Where does the name “Old Trafford” actually come from?
The name predates the stadium by centuries. The Trafford area of Greater Manchester takes its name from two historic halls — Old Trafford Hall and New Trafford Hall — located in the Stretford portion of Trafford. The de Trafford family is said to have occupied Old Trafford Hall from 1017 until somewhere between 1672 and 1720, after which the surrounding area gradually took on the name. When Manchester United’s stadium was built there in 1910, it was simply named after the district it stood in.
What is the Munich Tunnel at Old Trafford?
The Munich Tunnel is the only surviving section of Archibald Leitch’s original 1910 stadium structure. It connects the East Stand to the West Stand (Stretford End) beneath the Sir Bobby Charlton Stand, and was where players originally entered the pitch. On the fiftieth anniversary of the Munich air disaster in 2008, the tunnel was formally renamed in memory of those who died. It now contains an exhibition about the Busby Babes. Every player who walks the tunnel to the Old Trafford pitch passes through it.
How big is Old Trafford — is it really the UK’s largest club stadium?
Yes. Old Trafford has a current capacity of 74,244 (as of the 2025/26 season), making it the largest club football stadium in the United Kingdom. It is the eleventh-largest in Europe. Only Wembley (90,000) and Twickenham (82,000) are larger in the UK, but both are national venues rather than club grounds. Old Trafford also holds a 5-star UEFA rating — the only club ground in the UK to do so.
Can you visit Old Trafford on a stadium tour?
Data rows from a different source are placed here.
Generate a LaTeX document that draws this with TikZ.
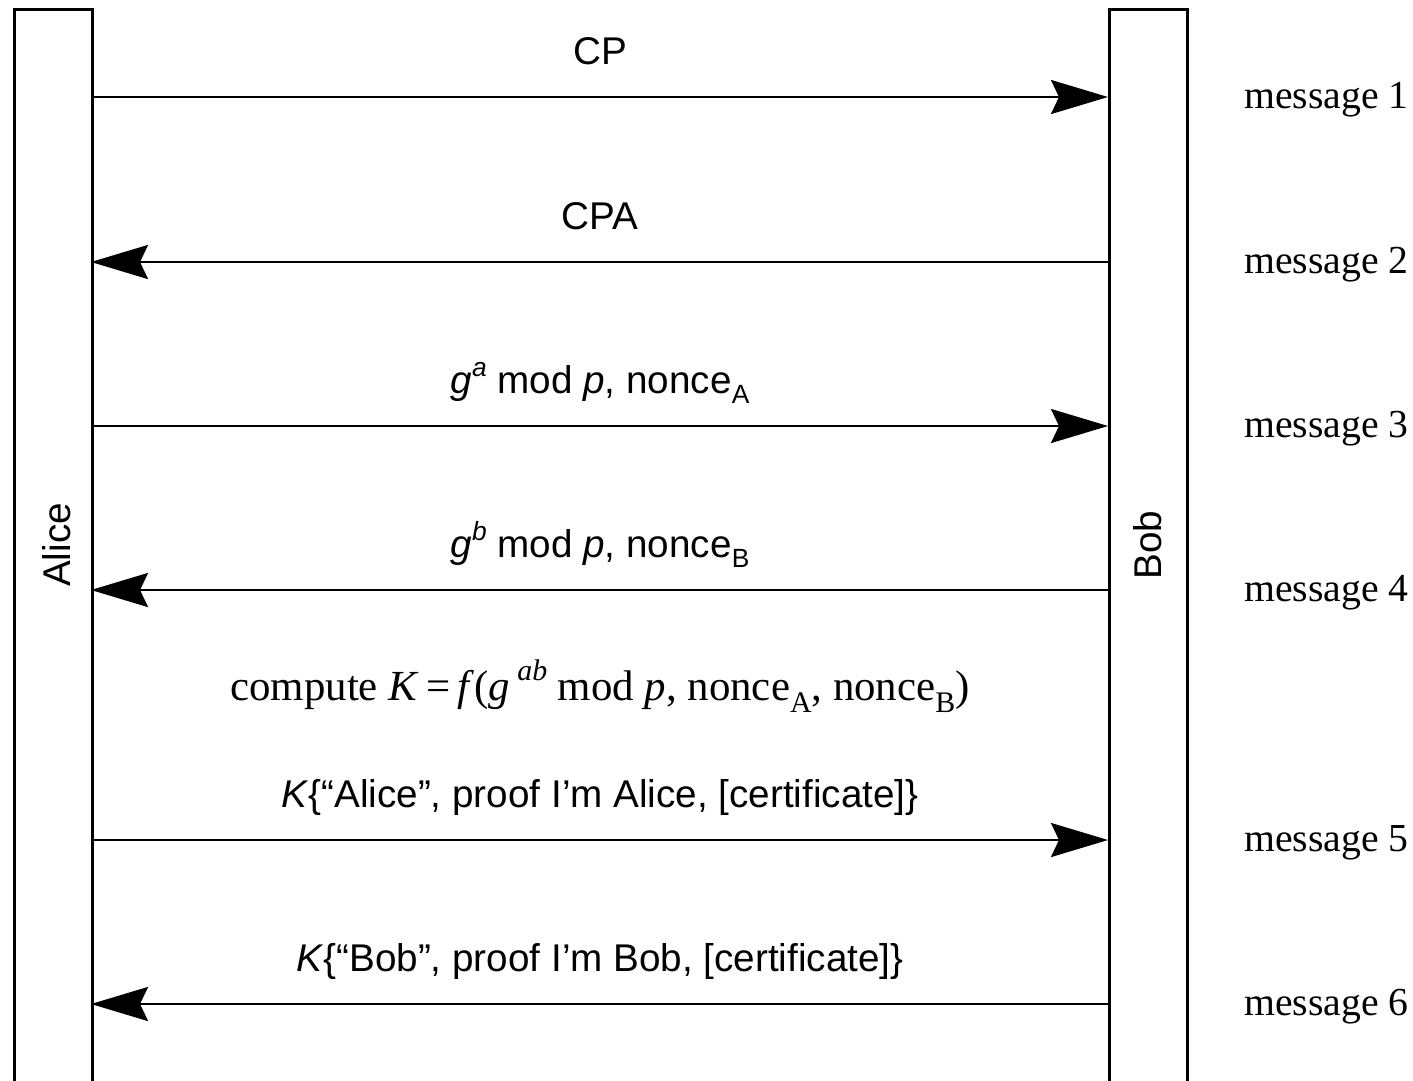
\documentclass[tikz,border=0pt]{standalone}
\usepackage{fontspec}
\setmainfont{Liberation Serif}
\setsansfont{Liberation Sans}
\usetikzlibrary{arrows.meta}
\newcommand\upidx[1]{\raisebox{0.42em}{\fontsize{15}{15}\selectfont #1}}
\newcommand\dnidx[1]{\raisebox{-0.28em}{\fontsize{15}{15}\selectfont #1}}
\newcommand\upidxs[1]{\raisebox{0.45em}{\fontsize{17}{17}\selectfont #1}}
\newcommand\dnidxs[1]{\raisebox{-0.28em}{\fontsize{17}{17}\selectfont #1}}
\begin{document}
\begin{tikzpicture}[x=0.02cm,y=-0.02cm,
  lane/.style={draw, line width=1.9pt, minimum width=1.56cm, minimum height=22.4cm,
    anchor=north west, inner sep=0pt},
  msg/.style={line width=1.6pt, -{Stealth[length=1.14cm, width=0.68cm, inset=0.16cm]}},
  msgtext/.style={font=\fontsize{22}{26}\sffamily\selectfont, anchor=base},
  tag/.style={font=\fontsize{22.6}{27}\selectfont, anchor=base west},
  who/.style={font=\fontsize{22}{26}\sffamily\selectfont, rotate=90}]
  \useasboundingbox[fill=white] (0,0) rectangle (1413,1080);
  \clip (0,0) rectangle (1413,1080);

  % the two parties
  \node[lane] (alice) at (13,8) {};
  \node[lane] (bob) at (1108,8) {};
  \node[who] (alicename) at (57,545) {Alice};
  \node[who] (bobname) at (1148,545) {Bob};

  % attachment points on the lanes
  \foreach \i/\y in {1/97,2/262,3/426,4/590,5/840,6/1004} {
    \coordinate (a\i) at (91,\y);
    \coordinate (b\i) at (1108,\y);
  }

  % messages
  \draw[msg] (a1) -- (b1);
  \draw[msg] (b2) -- (a2);
  \draw[msg] (a3) -- (b3);
  \draw[msg] (b4) -- (a4);
  \draw[msg] (a5) -- (b5);
  \draw[msg] (b6) -- (a6);

  % message contents
  \node[msgtext] (t1) at (600,64) {CP};
  \node[msgtext] (t2) at (600,229) {CPA};
  \node[msgtext] (t3) at (600,393) {\textit{g}\upidx{\textit{a}} mod \textit{p}, nonce\dnidx{A}};
  \node[msgtext] (t4) at (600,557) {\textit{g}\upidx{\textit{b}} mod \textit{p}, nonce\dnidx{B}};
  \node[font=\fontsize{24.4}{29}\selectfont, anchor=base] (key) at (600,700)
    {compute \textit{K}\,=\,\textit{f}(\textit{g}\,\upidxs{\textit{ab}} mod \textit{p}, nonce\dnidxs{A}, nonce\dnidxs{B})};
  \node[msgtext] (t5) at (600,807) {\textit{K}\{“Alice”, proof I’m Alice, [certificate]\}};
  \node[msgtext] (t6) at (600,971) {\textit{K}\{“Bob”, proof I’m Bob, [certificate]\}};

  % message numbers
  \foreach \i/\y in {1/97,2/262,3/426,4/590,5/840,6/1004}
    \node[tag] (m\i) at (1238,\y+11) {message \i};
\end{tikzpicture}
\end{document}
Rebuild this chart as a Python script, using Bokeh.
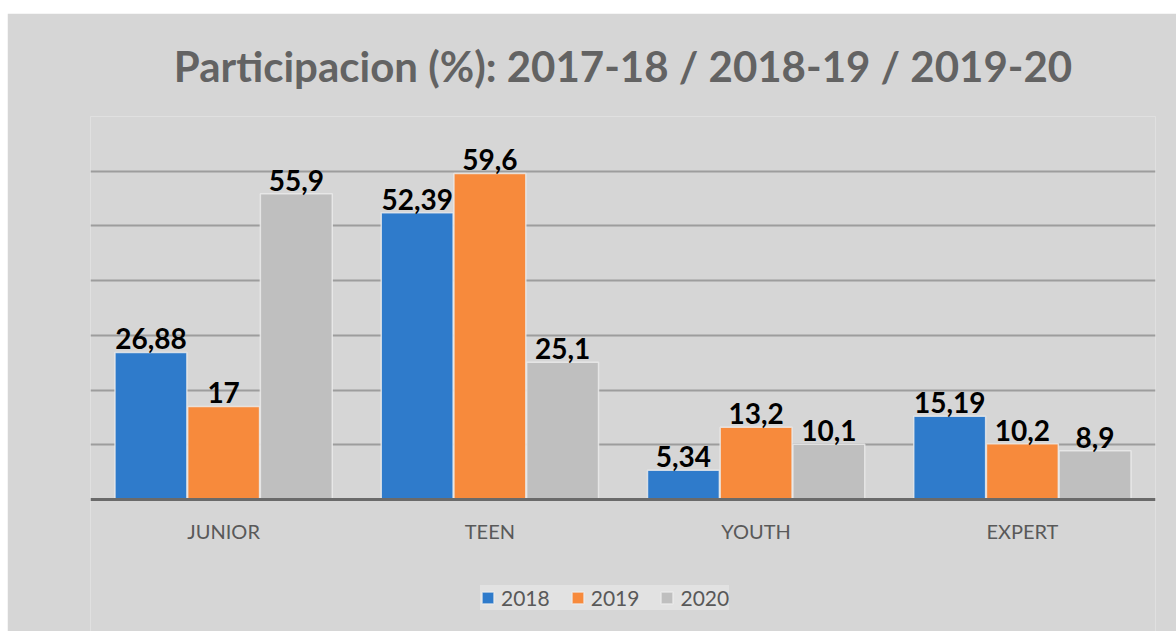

Yes, and it’s genuinely worth doing even if you’re not a Manchester United supporter. Stadium tours run daily except on matchdays, departing approximately every 30 minutes. The tour includes the players’ tunnel, the pitch-side dugouts, the home and away dressing rooms, and access to the club museum — which covers everything from the Newton Heath era to the present day. The Munich Tunnel and its Busby Babes exhibition are included. Tours last around 70 minutes, not including time in the museum. Pre-booking online is available and typically cheaper than buying on the day. The address is Sir Matt Busby Way, Manchester, M16 0RA; the nearest Metrolink stop is Old Trafford, a five-minute walk from the ground.